[What this task involves]:
From the line with "Give me the matplotlib source for this chart." to the line with "DASH = (10, 8)", both included, repeat each line exactly and leave out the pictures.
-- BEGIN Entries supplied --
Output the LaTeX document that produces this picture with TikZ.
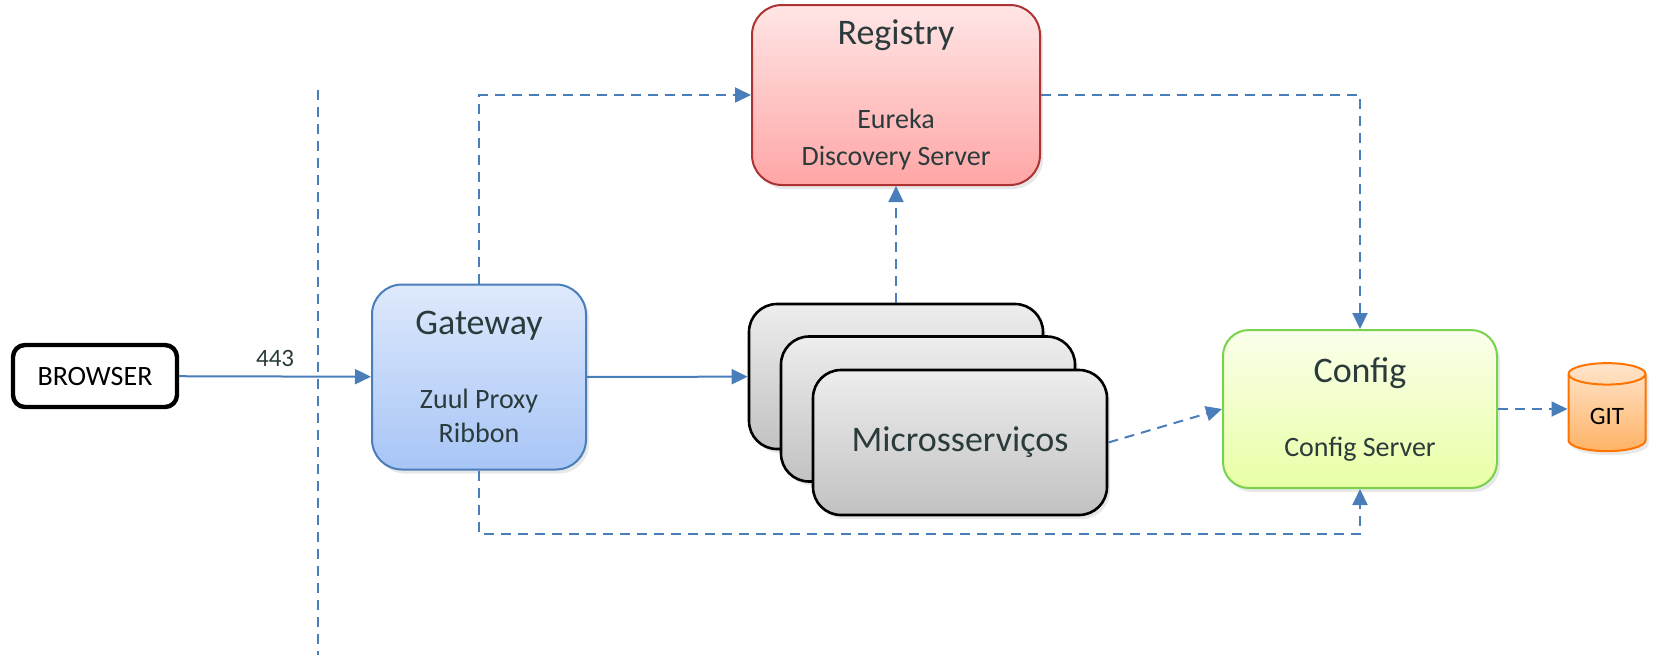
-- END Entries supplied --
-- BEGIN Entries supplied --
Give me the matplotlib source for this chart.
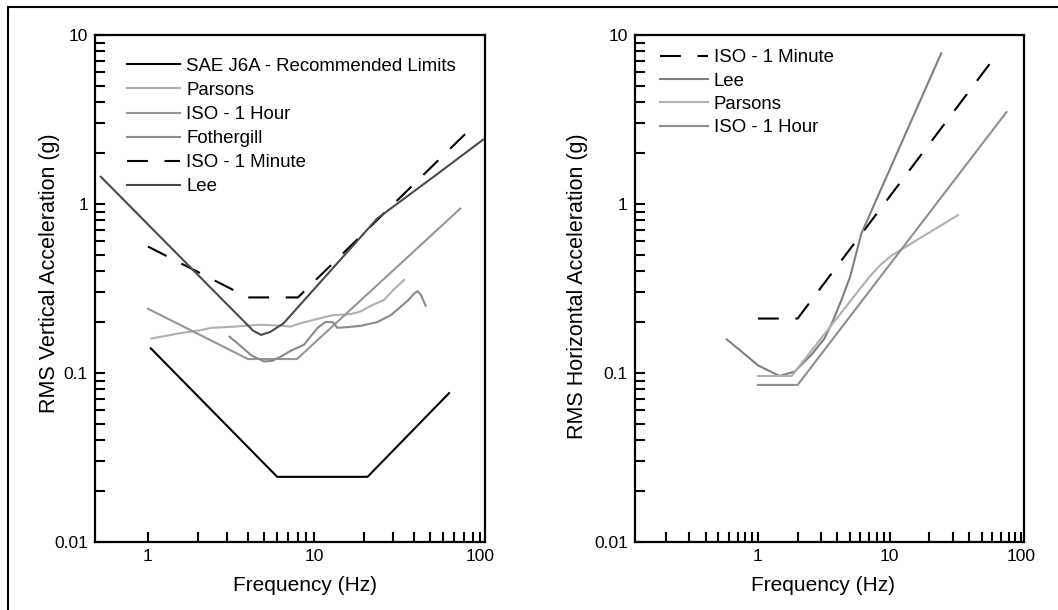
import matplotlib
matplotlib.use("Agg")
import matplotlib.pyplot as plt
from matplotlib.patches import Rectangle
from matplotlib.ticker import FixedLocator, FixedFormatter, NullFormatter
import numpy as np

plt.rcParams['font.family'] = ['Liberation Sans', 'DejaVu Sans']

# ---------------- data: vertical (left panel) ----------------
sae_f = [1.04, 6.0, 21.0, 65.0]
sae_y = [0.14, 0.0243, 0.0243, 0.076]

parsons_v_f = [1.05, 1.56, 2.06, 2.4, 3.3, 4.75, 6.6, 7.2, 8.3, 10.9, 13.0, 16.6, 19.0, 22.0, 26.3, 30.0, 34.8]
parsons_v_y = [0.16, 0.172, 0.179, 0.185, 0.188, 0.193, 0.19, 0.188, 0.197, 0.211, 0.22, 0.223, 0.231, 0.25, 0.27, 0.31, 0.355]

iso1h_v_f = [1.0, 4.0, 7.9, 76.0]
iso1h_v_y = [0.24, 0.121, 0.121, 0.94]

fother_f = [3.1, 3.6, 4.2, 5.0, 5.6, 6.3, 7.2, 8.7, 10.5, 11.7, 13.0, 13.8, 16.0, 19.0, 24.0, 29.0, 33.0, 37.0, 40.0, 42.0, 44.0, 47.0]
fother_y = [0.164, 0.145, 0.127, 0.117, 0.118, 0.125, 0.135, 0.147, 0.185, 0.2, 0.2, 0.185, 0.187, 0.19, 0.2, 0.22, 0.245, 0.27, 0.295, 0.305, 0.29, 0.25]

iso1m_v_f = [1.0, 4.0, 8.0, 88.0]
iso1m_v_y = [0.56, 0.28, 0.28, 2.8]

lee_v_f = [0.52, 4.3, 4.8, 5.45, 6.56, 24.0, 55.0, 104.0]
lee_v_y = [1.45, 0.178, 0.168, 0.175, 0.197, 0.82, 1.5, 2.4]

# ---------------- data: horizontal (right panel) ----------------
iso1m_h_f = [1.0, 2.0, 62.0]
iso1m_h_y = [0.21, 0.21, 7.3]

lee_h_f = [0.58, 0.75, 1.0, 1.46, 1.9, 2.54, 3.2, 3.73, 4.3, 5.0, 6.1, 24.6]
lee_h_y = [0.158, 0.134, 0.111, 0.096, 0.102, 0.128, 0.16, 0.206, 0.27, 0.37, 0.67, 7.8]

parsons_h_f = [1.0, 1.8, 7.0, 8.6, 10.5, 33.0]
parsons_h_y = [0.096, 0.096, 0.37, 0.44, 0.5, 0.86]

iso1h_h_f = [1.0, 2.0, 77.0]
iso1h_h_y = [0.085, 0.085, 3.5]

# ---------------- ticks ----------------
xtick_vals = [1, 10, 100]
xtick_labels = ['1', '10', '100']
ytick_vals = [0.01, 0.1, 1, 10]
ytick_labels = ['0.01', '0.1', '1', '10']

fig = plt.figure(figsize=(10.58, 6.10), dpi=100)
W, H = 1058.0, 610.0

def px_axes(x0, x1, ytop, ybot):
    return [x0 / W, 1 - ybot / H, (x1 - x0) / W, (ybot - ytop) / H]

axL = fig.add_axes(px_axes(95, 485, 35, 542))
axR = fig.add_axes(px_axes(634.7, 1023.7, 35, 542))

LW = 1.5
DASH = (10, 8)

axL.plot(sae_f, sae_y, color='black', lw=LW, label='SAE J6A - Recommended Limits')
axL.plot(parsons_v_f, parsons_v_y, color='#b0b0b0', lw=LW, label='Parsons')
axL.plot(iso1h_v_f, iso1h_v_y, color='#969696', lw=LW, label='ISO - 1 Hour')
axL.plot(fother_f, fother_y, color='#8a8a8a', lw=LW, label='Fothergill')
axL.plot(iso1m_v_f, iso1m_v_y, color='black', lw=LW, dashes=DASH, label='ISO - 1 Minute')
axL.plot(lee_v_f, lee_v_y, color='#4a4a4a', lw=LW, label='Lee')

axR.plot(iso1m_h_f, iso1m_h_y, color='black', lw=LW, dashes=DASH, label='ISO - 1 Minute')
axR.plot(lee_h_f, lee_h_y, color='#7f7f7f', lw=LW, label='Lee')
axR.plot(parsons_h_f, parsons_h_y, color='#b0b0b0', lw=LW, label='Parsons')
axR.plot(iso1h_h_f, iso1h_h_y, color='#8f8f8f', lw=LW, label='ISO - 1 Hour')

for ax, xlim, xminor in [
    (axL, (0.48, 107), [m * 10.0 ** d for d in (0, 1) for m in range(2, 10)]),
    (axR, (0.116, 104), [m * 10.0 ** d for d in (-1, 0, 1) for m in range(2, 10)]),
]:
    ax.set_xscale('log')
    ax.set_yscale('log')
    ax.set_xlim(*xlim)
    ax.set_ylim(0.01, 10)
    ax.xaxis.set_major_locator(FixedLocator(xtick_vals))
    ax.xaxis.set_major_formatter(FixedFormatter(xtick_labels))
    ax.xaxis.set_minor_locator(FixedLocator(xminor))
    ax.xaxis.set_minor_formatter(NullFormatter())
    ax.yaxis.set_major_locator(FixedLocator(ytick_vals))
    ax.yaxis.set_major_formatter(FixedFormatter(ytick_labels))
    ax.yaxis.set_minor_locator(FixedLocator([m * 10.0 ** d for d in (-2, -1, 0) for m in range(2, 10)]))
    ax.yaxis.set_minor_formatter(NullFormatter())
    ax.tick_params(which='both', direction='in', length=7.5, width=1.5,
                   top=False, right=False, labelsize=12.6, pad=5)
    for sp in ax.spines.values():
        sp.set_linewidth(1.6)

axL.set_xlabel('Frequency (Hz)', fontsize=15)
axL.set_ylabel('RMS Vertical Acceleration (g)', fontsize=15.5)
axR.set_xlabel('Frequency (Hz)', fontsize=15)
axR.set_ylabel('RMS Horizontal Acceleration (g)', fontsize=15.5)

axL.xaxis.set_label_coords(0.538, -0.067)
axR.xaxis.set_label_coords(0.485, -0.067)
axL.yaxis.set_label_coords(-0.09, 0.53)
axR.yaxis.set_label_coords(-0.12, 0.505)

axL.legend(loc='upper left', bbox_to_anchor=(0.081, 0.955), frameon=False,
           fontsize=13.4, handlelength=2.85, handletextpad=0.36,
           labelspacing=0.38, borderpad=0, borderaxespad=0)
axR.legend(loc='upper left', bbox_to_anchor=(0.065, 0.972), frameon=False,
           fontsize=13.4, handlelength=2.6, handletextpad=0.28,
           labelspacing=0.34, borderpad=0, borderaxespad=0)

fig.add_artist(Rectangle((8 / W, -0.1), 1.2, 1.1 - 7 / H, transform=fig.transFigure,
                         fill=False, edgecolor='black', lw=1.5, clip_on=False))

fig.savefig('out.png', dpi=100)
-- END Entries supplied --
-- BEGIN Entries supplied --
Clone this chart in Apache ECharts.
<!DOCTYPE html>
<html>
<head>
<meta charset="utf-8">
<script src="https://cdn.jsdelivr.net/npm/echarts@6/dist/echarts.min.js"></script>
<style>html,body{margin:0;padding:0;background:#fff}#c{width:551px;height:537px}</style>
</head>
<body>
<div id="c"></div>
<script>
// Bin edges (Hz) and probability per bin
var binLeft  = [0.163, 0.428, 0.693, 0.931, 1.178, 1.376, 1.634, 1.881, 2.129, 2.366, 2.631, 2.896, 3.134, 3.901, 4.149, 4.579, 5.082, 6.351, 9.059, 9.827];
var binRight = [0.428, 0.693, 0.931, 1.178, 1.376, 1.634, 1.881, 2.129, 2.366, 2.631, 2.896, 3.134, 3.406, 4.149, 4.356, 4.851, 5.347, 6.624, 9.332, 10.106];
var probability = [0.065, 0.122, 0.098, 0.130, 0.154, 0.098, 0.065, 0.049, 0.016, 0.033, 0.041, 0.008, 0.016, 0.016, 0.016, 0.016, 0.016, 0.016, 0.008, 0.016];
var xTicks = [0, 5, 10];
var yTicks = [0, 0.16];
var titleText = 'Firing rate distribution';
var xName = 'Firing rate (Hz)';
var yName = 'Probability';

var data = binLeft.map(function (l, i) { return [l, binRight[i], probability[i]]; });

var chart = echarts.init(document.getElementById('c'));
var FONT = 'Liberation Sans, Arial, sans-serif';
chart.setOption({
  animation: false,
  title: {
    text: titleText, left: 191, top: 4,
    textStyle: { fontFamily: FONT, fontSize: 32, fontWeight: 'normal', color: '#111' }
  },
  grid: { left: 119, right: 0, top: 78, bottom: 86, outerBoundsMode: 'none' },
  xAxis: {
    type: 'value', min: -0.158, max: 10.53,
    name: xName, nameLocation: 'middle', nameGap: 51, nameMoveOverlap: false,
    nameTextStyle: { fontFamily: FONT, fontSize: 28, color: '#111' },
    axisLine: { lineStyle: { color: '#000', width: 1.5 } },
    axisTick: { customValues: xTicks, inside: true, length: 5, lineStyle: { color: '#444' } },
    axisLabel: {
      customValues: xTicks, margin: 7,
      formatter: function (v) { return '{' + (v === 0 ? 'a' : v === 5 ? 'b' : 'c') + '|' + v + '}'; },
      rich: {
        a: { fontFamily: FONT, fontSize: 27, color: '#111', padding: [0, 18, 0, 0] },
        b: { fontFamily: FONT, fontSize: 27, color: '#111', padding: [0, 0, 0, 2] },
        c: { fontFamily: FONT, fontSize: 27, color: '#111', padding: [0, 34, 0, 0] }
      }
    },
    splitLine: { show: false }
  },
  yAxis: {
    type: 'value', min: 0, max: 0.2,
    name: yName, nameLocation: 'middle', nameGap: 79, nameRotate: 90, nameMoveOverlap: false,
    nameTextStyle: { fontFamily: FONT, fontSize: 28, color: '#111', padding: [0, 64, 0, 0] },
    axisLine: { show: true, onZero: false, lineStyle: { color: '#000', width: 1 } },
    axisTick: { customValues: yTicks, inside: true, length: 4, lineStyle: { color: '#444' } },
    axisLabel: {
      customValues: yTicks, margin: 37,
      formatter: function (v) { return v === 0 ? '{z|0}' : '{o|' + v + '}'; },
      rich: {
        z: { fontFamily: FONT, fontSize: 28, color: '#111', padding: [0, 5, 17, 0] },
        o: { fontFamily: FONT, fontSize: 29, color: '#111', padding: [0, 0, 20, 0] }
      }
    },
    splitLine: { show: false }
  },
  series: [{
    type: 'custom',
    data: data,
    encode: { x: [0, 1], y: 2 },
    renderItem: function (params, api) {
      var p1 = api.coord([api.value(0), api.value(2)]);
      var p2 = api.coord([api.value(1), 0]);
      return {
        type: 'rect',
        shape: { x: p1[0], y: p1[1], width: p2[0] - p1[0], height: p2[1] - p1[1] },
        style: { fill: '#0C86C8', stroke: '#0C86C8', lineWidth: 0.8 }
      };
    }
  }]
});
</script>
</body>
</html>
-- END Entries supplied --
[Output for this exercise]:
Give me the matplotlib source for this chart.
import matplotlib
matplotlib.use("Agg")
import matplotlib.pyplot as plt
from matplotlib.patches import Rectangle
from matplotlib.ticker import FixedLocator, FixedFormatter, NullFormatter
import numpy as np

plt.rcParams['font.family'] = ['Liberation Sans', 'DejaVu Sans']

# ---------------- data: vertical (left panel) ----------------
sae_f = [1.04, 6.0, 21.0, 65.0]
sae_y = [0.14, 0.0243, 0.0243, 0.076]

parsons_v_f = [1.05, 1.56, 2.06, 2.4, 3.3, 4.75, 6.6, 7.2, 8.3, 10.9, 13.0, 16.6, 19.0, 22.0, 26.3, 30.0, 34.8]
parsons_v_y = [0.16, 0.172, 0.179, 0.185, 0.188, 0.193, 0.19, 0.188, 0.197, 0.211, 0.22, 0.223, 0.231, 0.25, 0.27, 0.31, 0.355]

iso1h_v_f = [1.0, 4.0, 7.9, 76.0]
iso1h_v_y = [0.24, 0.121, 0.121, 0.94]

fother_f = [3.1, 3.6, 4.2, 5.0, 5.6, 6.3, 7.2, 8.7, 10.5, 11.7, 13.0, 13.8, 16.0, 19.0, 24.0, 29.0, 33.0, 37.0, 40.0, 42.0, 44.0, 47.0]
fother_y = [0.164, 0.145, 0.127, 0.117, 0.118, 0.125, 0.135, 0.147, 0.185, 0.2, 0.2, 0.185, 0.187, 0.19, 0.2, 0.22, 0.245, 0.27, 0.295, 0.305, 0.29, 0.25]

iso1m_v_f = [1.0, 4.0, 8.0, 88.0]
iso1m_v_y = [0.56, 0.28, 0.28, 2.8]

lee_v_f = [0.52, 4.3, 4.8, 5.45, 6.56, 24.0, 55.0, 104.0]
lee_v_y = [1.45, 0.178, 0.168, 0.175, 0.197, 0.82, 1.5, 2.4]

# ---------------- data: horizontal (right panel) ----------------
iso1m_h_f = [1.0, 2.0, 62.0]
iso1m_h_y = [0.21, 0.21, 7.3]

lee_h_f = [0.58, 0.75, 1.0, 1.46, 1.9, 2.54, 3.2, 3.73, 4.3, 5.0, 6.1, 24.6]
lee_h_y = [0.158, 0.134, 0.111, 0.096, 0.102, 0.128, 0.16, 0.206, 0.27, 0.37, 0.67, 7.8]

parsons_h_f = [1.0, 1.8, 7.0, 8.6, 10.5, 33.0]
parsons_h_y = [0.096, 0.096, 0.37, 0.44, 0.5, 0.86]

iso1h_h_f = [1.0, 2.0, 77.0]
iso1h_h_y = [0.085, 0.085, 3.5]

# ---------------- ticks ----------------
xtick_vals = [1, 10, 100]
xtick_labels = ['1', '10', '100']
ytick_vals = [0.01, 0.1, 1, 10]
ytick_labels = ['0.01', '0.1', '1', '10']

fig = plt.figure(figsize=(10.58, 6.10), dpi=100)
W, H = 1058.0, 610.0

def px_axes(x0, x1, ytop, ybot):
    return [x0 / W, 1 - ybot / H, (x1 - x0) / W, (ybot - ytop) / H]

axL = fig.add_axes(px_axes(95, 485, 35, 542))
axR = fig.add_axes(px_axes(634.7, 1023.7, 35, 542))

LW = 1.5
DASH = (10, 8)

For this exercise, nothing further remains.